人との出会いは常に刺激的で楽しい。そしてそれは、僕次第でいくらでも実現しうる夢だという事を、本書は証明してくれたのだ。

 

本が読みたくなる

本書、何といっても本の紹介のされ方があまりにも素晴らしく、読むとたちまち読書がしたくなる。そしてそれを見越したかのように、本書の最後に作中で登場した本が全てまとめられていて、今すぐにでも片っ端から読破してしまいたいという欲に駆られるのだ。

何かしらに強い愛情を持った人が、その全霊の愛を込めてそのモノを紹介する。これ以上に人を突き動かすものもなかろう。

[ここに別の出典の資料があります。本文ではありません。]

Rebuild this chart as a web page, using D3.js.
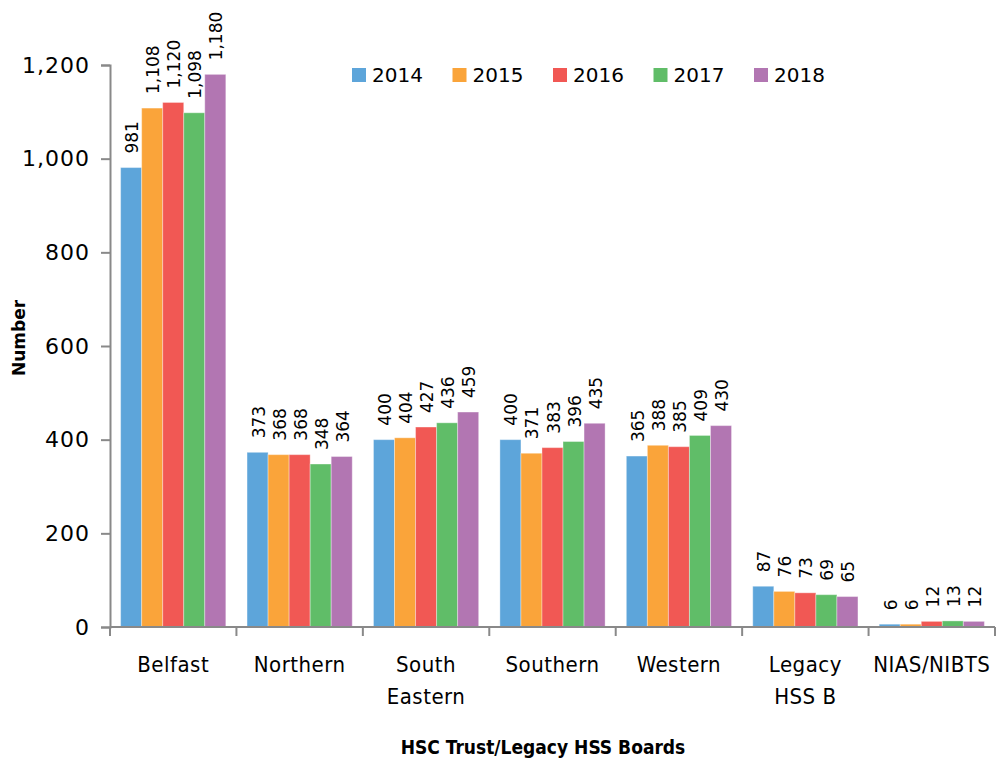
<!DOCTYPE html>
<html>
<head>
<meta charset="utf-8">
<script src="https://cdn.jsdelivr.net/npm/d3@7"></script>
<style>
  body { margin: 0; background: #fff; }
  svg { display: block; }
</style>
</head>
<body>
<svg id="chart"></svg>
<script>
// data
var categories = ['Belfast', 'Northern', 'South Eastern', 'Southern', 'Western', 'Legacy HSSB', 'NIAS/NIBTS'];
var catLines = [['Belfast'], ['Northern'], ['South', 'Eastern'], ['Southern'], ['Western'], ['Legacy', 'HSS B'], ['NIAS/NIBTS']];
var years = ['2014', '2015', '2016', '2017', '2018'];
var v2014 = [981, 373, 400, 400, 365, 87, 6];
var v2015 = [1108, 368, 404, 371, 388, 76, 6];
var v2016 = [1120, 368, 427, 383, 385, 73, 12];
var v2017 = [1098, 348, 436, 396, 409, 69, 13];
var v2018 = [1180, 364, 459, 435, 430, 65, 12];
var colors = ['#5DA5DA', '#FAA43A', '#F15854', '#60BD68', '#B276B2'];
var yTicks = [0, 200, 400, 600, 800, 1000, 1200];

var series = [v2014, v2015, v2016, v2017, v2018];

var width = 1000, height = 758;
var margin = {top: 65, right: 5, bottom: 131, left: 110};

var svg = d3.select('#chart')
    .attr('width', width)
    .attr('height', height);

var x = d3.scaleBand()
    .domain(categories)
    .range([margin.left, width - margin.right])
    .paddingInner(0.168)
    .paddingOuter(0.084);

var x1 = d3.scaleBand()
    .domain(years)
    .range([0, x.bandwidth()]);

var y = d3.scaleLinear()
    .domain([0, 1200])
    .range([height - margin.bottom, margin.top]);

var axisColor = '#898989';

// bars
var groups = svg.selectAll('.grp')
    .data(categories)
    .enter()
  .append('g')
    .classed('grp', true)
    .attr('transform', function(d) { return 'translate(' + x(d) + ',0)'; });

groups.selectAll('rect')
    .data(function(d, i) {
      return years.map(function(yr, j) { return {year: yr, value: series[j][i], j: j}; });
    })
    .enter()
  .append('rect')
    .attr('x', function(d) { return x1(d.year); })
    .attr('y', function(d) { return y(d.value); })
    .attr('width', x1.bandwidth())
    .attr('height', function(d) { return y(0) - y(d.value); })
    .attr('fill', function(d) { return colors[d.j]; })
    .attr('stroke', '#fff')
    .attr('stroke-opacity', 0.35)
    .attr('stroke-width', 1);

// value labels, rotated
groups.selectAll('text.lab')
    .data(function(d, i) {
      return years.map(function(yr, j) { return {year: yr, value: series[j][i]}; });
    })
    .enter()
  .append('text')
    .classed('lab', true)
    .attr('transform', function(d) {
      var cx = x1(d.year) + x1.bandwidth() / 2 + 1;
      return 'translate(' + cx + ',' + (y(d.value) - 14) + ') rotate(-90)';
    })
    .attr('dominant-baseline', 'central')
    .style('font-family', 'DejaVu Sans')
    .style('font-size', '17px')
    .style('fill', '#000')
    .text(function(d) { return d3.format(',')(d.value); });

// y axis
var yAxis = svg.append('g')
    .attr('transform', 'translate(' + margin.left + ',0)')
    .call(d3.axisLeft(y).tickValues(yTicks).tickSize(9).tickPadding(11).tickFormat(d3.format(',')));
yAxis.select('.domain').attr('stroke', axisColor).attr('stroke-width', 2);
yAxis.selectAll('.tick line').attr('stroke', axisColor).attr('stroke-width', 2);
yAxis.selectAll('.tick text')
    .style('font-family', 'DejaVu Sans')
    .style('font-size', '22px')
    .style('letter-spacing', '1px')
    .style('fill', '#000');

// x axis: ticks on the band boundaries
var xAxisG = svg.append('g');
xAxisG.append('line')
    .attr('x1', margin.left).attr('x2', width - margin.right)
    .attr('y1', y(0)).attr('y2', y(0))
    .attr('stroke', axisColor).attr('stroke-width', 2);

var step = x.step();
var bounds = categories.map(function(d) { return x(d) - x.paddingInner() * step / 2; });
bounds.push(width - margin.right);
bounds[0] = margin.left;
xAxisG.selectAll('line.xt')
    .data(bounds)
    .enter()
  .append('line')
    .classed('xt', true)
    .attr('x1', function(d) { return d; }).attr('x2', function(d) { return d; })
    .attr('y1', y(0)).attr('y2', y(0) + 9)
    .attr('stroke', axisColor).attr('stroke-width', 2);

// category labels
var catText = xAxisG.selectAll('text.cat')
    .data(categories)
    .enter()
  .append('text')
    .classed('cat', true)
    .attr('text-anchor', 'middle')
    .attr('x', function(d) { return x(d) + x.bandwidth() / 2; })
    .attr('y', y(0) + 45)
    .style('font-family', 'DejaVu Sans Condensed, DejaVu Sans')
    .style('font-stretch', 'condensed')
    .style('font-size', '22px')
    .style('letter-spacing', '0.5px')
    .style('fill', '#000');

catText.selectAll('tspan')
    .data(function(d, i) { return catLines[i]; })
    .enter()
  .append('tspan')
    .attr('x', function() { var p = d3.select(this.parentNode); return p.attr('x'); })
    .attr('dy', function(d, i) { return i === 0 ? 0 : 32; })
    .text(function(d) { return d; });

// axis titles
svg.append('text')
    .attr('x', 543)
    .attr('y', 754)
    .attr('text-anchor', 'middle')
    .style('font-family', 'DejaVu Sans Condensed, DejaVu Sans')
    .style('font-stretch', 'condensed')
    .style('font-weight', 'bold')
    .style('font-size', '19px')
    .text('HSC Trust/Legacy HSS Boards');

svg.append('text')
    .attr('transform', 'translate(19,338) rotate(-90)')
    .attr('text-anchor', 'middle')
    .attr('dominant-baseline', 'central')
    .style('font-family', 'DejaVu Sans')
    .style('font-weight', 'bold')
    .style('font-size', '17px')
    .text('Number');

// legend
var legend = svg.append('g')
    .attr('transform', 'translate(352,68)');

var li = legend.selectAll('g')
    .data(years)
    .enter()
  .append('g')
    .attr('transform', function(d, i) { return 'translate(' + (i * 100.5) + ',0)'; });

li.append('rect')
    .attr('width', 14)
    .attr('height', 14)
    .attr('fill', function(d, i) { return colors[i]; });

li.append('text')
    .attr('x', 20)
    .attr('y', 7)
    .attr('dominant-baseline', 'central')
    .style('font-family', 'DejaVu Sans')
    .style('font-size', '20px')
    .text(function(d) { return d; });
</script>
</body>
</html>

例えば和菓子を紹介するブログ。『せせ日和』のこの記事。

MY FAVORITE WAGASHI~大福~

彼女の和菓子に対する熱狂的な愛情がビシバシ伝わる文章と企画。この記事を読んで大福が食べたくならない人などいないだろう。それどころか、和菓子に対するイメージごと変えてしまうような力がここにはある。

同様に、かせきさいだぁ『じゃっ夏なんで』

夏のノスタルジックで気怠くも美しい情景をこれでもかというほど詰め込んだこの曲。夏が待ち遠しくなるどころか、あのうだるような暑さやミンミンとけたたましい蝉の声、溶けるアイスクリームに真っ白な入道雲、そういった夏の1ピースのみならず、夏という季節を丸ごと好きになってしまうような「夏感」がこの曲にはある。

その愛情や熱量に当てられて何かを好きになる姿が、そしてその喜びが、この本には詰まっているのだ。

人にモノを紹介するってこういう事だよな、と改めてブログに対する気持ちが整理されたようで、今日からより一層ブログ頑張ろうという気持ちがふつふつと湧いてくる。嗚呼、名著だ。